Maybe it's because, for the first time in 10 years, I will be alone.  Each year that I have experienced the first day of school, I have left the campus with someone in tow, holding my hand.  But this year when I leave campus, I will be alone.  It's not that I will miss my sweet baby any more than I have missed my other two, but it's different.  It's the end of an era.  There's an episode of "Friends" where Rachel is moving out of Monica's apartment and they start crying because, "It's the end of an era!"  That's how I feel.  It's the end of an era.  An era of having my babies at home. None of my kids attended preschool.  I figured I could prepare them for school.  And honestly I didn't want to share my precious time with them with anyone else.  I'm not the mom that counts down the days until school starts so I can have a break.  I love when my kids are home.  I love being with them.

With each job I had before I had children, I felt like something was missing.  It wasn't my true calling.  But 2 seconds into being a mom, I knew I had found my purpose.  My purpose isn't changing because my kids are going to all be in school, but it's different.  There's a feeling of "now what?" The girls keep asking "what are you going to do all day?" I jokingly tell them I am going to be at school everyday, all day.  Truthfully, I'm not sure what my day will look like.  But the fact that I have 6 hours without anyone asking for a snack, or working on worksheets, or doing crafts, or playing games....it makes me sad. I will still grocery shop.  I will still do laundry.  I may talk to myself.

Many moms have said this is the best time of life because the girls are still young and with all of them in school I can pursue my own interests.  I can also volunteer at school.  My grocery bill will probably go down because I don't have any little ones with me asking for items not on the list. So, yes.  There's that.  But why am I sad? I think it's because even though it's kindergarten, it's the beginning of letting go.  I'm not sending her to college yet but it's out there.  I can't stop time.  So I'm trying to embrace it.  I know there are good things to come.  Children cannot soar if you always hold their hand.

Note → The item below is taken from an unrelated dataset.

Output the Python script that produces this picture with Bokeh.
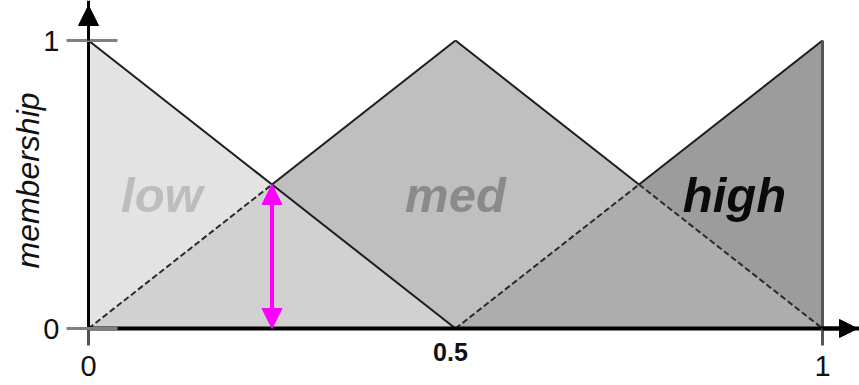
import numpy as np
from bokeh.plotting import figure
from bokeh.models import Range1d, FixedTicker, Arrow, NormalHead, Label, ColumnDataSource
from bokeh.core.properties import value
from bokeh.embed import file_html
from bokeh.resources import INLINE

# ---- data ----
x_points = [0.0, 0.25, 0.5, 0.75, 1.0]
low_break_x = [0.0, 0.5, 1.0]
low_break_y = [1.0, 0.0, 0.0]
med_break_x = [0.0, 0.5, 1.0]
med_break_y = [0.0, 1.0, 0.0]
high_break_x = [0.0, 0.5, 1.0]
high_break_y = [0.0, 0.0, 1.0]
set_names = ["low", "med", "high"]
arrow_x = 0.25
y_ticks = [0, 1]
x_ticks = [0, 1]
x_mid_tick = 0.5

xg = np.array(x_points)
low = np.interp(xg, low_break_x, low_break_y)
med = np.interp(xg, med_break_x, med_break_y)
high = np.interp(xg, high_break_x, high_break_y)
low_med = np.minimum(low, med)
med_high = np.minimum(med, high)

# ---- styles / layout ----
FONT = "Liberation Sans"
W, H = 859, 385
X0_PX, Y0_PX = 88, 328          # pixel position of data origin
SX, SY = 734.0, 288.0           # pixels per data unit
fill_low, fill_med, fill_high = "#e3e3e3", "#bfbfbf", "#9c9c9c"
fill_low_med, fill_med_high = "#d1d1d1", "#adadad"
label_x = [0.10, 0.50, 0.88]
label_y = [0.462, 0.462, 0.462]
label_colors = ["#bdbdbd", "#8a8a8a", "#0a0a0a"]

x_lo, x_hi = -X0_PX / SX, (W - X0_PX) / SX
y_lo, y_hi = -(H - Y0_PX) / SY, Y0_PX / SY

p = figure(width=W, height=H, output_backend="svg", toolbar_location=None,
           x_range=Range1d(x_lo, x_hi), y_range=Range1d(y_lo, y_hi),
           min_border_left=0, min_border_right=0, min_border_top=0, min_border_bottom=0)
p.outline_line_color = None
p.xgrid.visible = False
p.ygrid.visible = False
p.background_fill_color = "white"

# fills
p.varea(x=xg, y1=0, y2=low, fill_color=fill_low)
p.varea(x=xg, y1=0, y2=med, fill_color=fill_med)
p.varea(x=xg, y1=0, y2=high, fill_color=fill_high)
p.varea(x=xg, y1=0, y2=low_med, fill_color=fill_low_med)
p.varea(x=xg, y1=0, y2=med_high, fill_color=fill_med_high)

# outlines: solid where on top, dashed where hidden under another set
def segs(vals, others, masked=True):
    top = vals >= np.maximum.reduce(others) - 1e-9 if masked else np.ones_like(vals, bool)
    solid, dashed = [], []
    for i in range(len(vals) - 1):
        if vals[i] == 0 and vals[i + 1] == 0:
            continue
        seg = (xg[i], vals[i], xg[i + 1], vals[i + 1])
        (solid if (top[i] and top[i + 1]) else dashed).append(seg)
    return solid, dashed

all_solid, all_dashed = [], []
s, d = segs(low, [med, high], masked=False); all_solid += s; all_dashed += d
s, d = segs(med, [low, high]); all_solid += s; all_dashed += d
s, d = segs(high, [low, med]); all_solid += s; all_dashed += d

def seg_source(lst):
    a = np.array(lst)
    return ColumnDataSource(dict(x0=a[:, 0], y0=a[:, 1], x1=a[:, 2], y1=a[:, 3]))

p.segment("x0", "y0", "x1", "y1", source=seg_source(all_solid), line_color="#1c1c1c", line_width=2)
p.segment("x0", "y0", "x1", "y1", source=seg_source(all_dashed), line_color="#2a2a2a", line_width=2,
          line_dash="6 3")
# right edge of "high"
p.segment(x0=[xg[-1]], y0=[0], x1=[xg[-1]], y1=[high[-1]], line_color="#555555", line_width=3)

# set labels
p.text(x=label_x, y=label_y, text=set_names, text_color=label_colors,
       text_font=value(FONT), text_font_style="bold italic", text_font_size="49px",
       text_align="center", text_baseline="alphabetic")

# magenta membership arrow
arrow_y = float(np.interp(arrow_x, xg, low))
p.add_layout(Arrow(start=NormalHead(size=20, fill_color="#ff00ff", line_color="#ff00ff"),
                   end=NormalHead(size=20, fill_color="#ff00ff", line_color="#ff00ff"),
                   x_start=arrow_x, y_start=0.0, x_end=arrow_x, y_end=arrow_y,
                   line_color="#ff00ff", line_width=4))

# axes (fixed at the origin)
ya = p.yaxis[0]
ya.fixed_location = 0
ya.bounds = (0, y_hi)
ya.ticker = FixedTicker(ticks=y_ticks)
ya.axis_line_width = 3
ya.axis_line_color = "black"
ya.major_tick_in = 29
ya.major_tick_out = 22
ya.major_tick_line_color = "#808080"
ya.major_tick_line_width = 3
ya.minor_tick_line_color = None
ya.major_label_text_font = FONT
ya.major_label_text_font_size = "29px"
ya.major_label_text_color = "#111111"
ya.major_label_standoff = 7

xa = p.xaxis[0]
xa.fixed_location = 0
xa.bounds = (0, x_hi)
xa.ticker = FixedTicker(ticks=x_ticks)
xa.axis_line_width = 4
xa.axis_line_color = "black"
xa.major_tick_in = 0
xa.major_tick_out = 17
xa.major_tick_line_color = "#555555"
xa.major_tick_line_width = 3
xa.minor_tick_line_color = None
xa.major_label_text_font = FONT
xa.major_label_text_font_size = "29px"
xa.major_label_text_color = "#111111"
xa.major_label_standoff = 10

# axis arrowheads
p.add_layout(Arrow(end=NormalHead(size=20, fill_color="black", line_color="black"),
                   x_start=0, y_start=1.0, x_end=0, y_end=(Y0_PX - 5) / SY,
                   line_color="black", line_width=3))
p.add_layout(Arrow(end=NormalHead(size=18, fill_color="black", line_color="black"),
                   x_start=1.0, y_start=0, x_end=(857 - X0_PX) / SX, y_end=0,
                   line_color="black", line_width=4))

p.add_layout(Label(x=x_mid_tick, y=-0.083, text="0.5", text_font=FONT, text_font_style="bold",
                   text_font_size="25px", text_align="center", text_baseline="middle",
                   x_offset=-5, text_color="#111111"))
p.add_layout(Label(x=-0.082, y=0.514, text="membership", angle=np.pi / 2, text_font=FONT,
                   text_font_style="italic", text_font_size="32px", text_align="center",
                   text_baseline="middle", text_color="#111111"))

open("out.html", "w").write(file_html(p, INLINE))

My prayer is that school will be everything she has hoped it would be.  I know learning will take place, but I pray she also feels valued and smart and amazing.  Because she is.  I pray she gets hugs and high fives and gets to laugh.  I pray she remembers all that we have taught her at home about being a good friend, a good listener, a daughter of God.  I pray that the other kids treat her with kindness (cause if they don't, her two sisters will take them out!).  I pray that she loves school.  I also pray that at the end of the day, she comes home and tells me every single detail of her day.

I pray that as we walk into her classroom tomorrow that she will walk in confidently.  I also pray that as she lets go of my hand, that I will smile and.....let her go.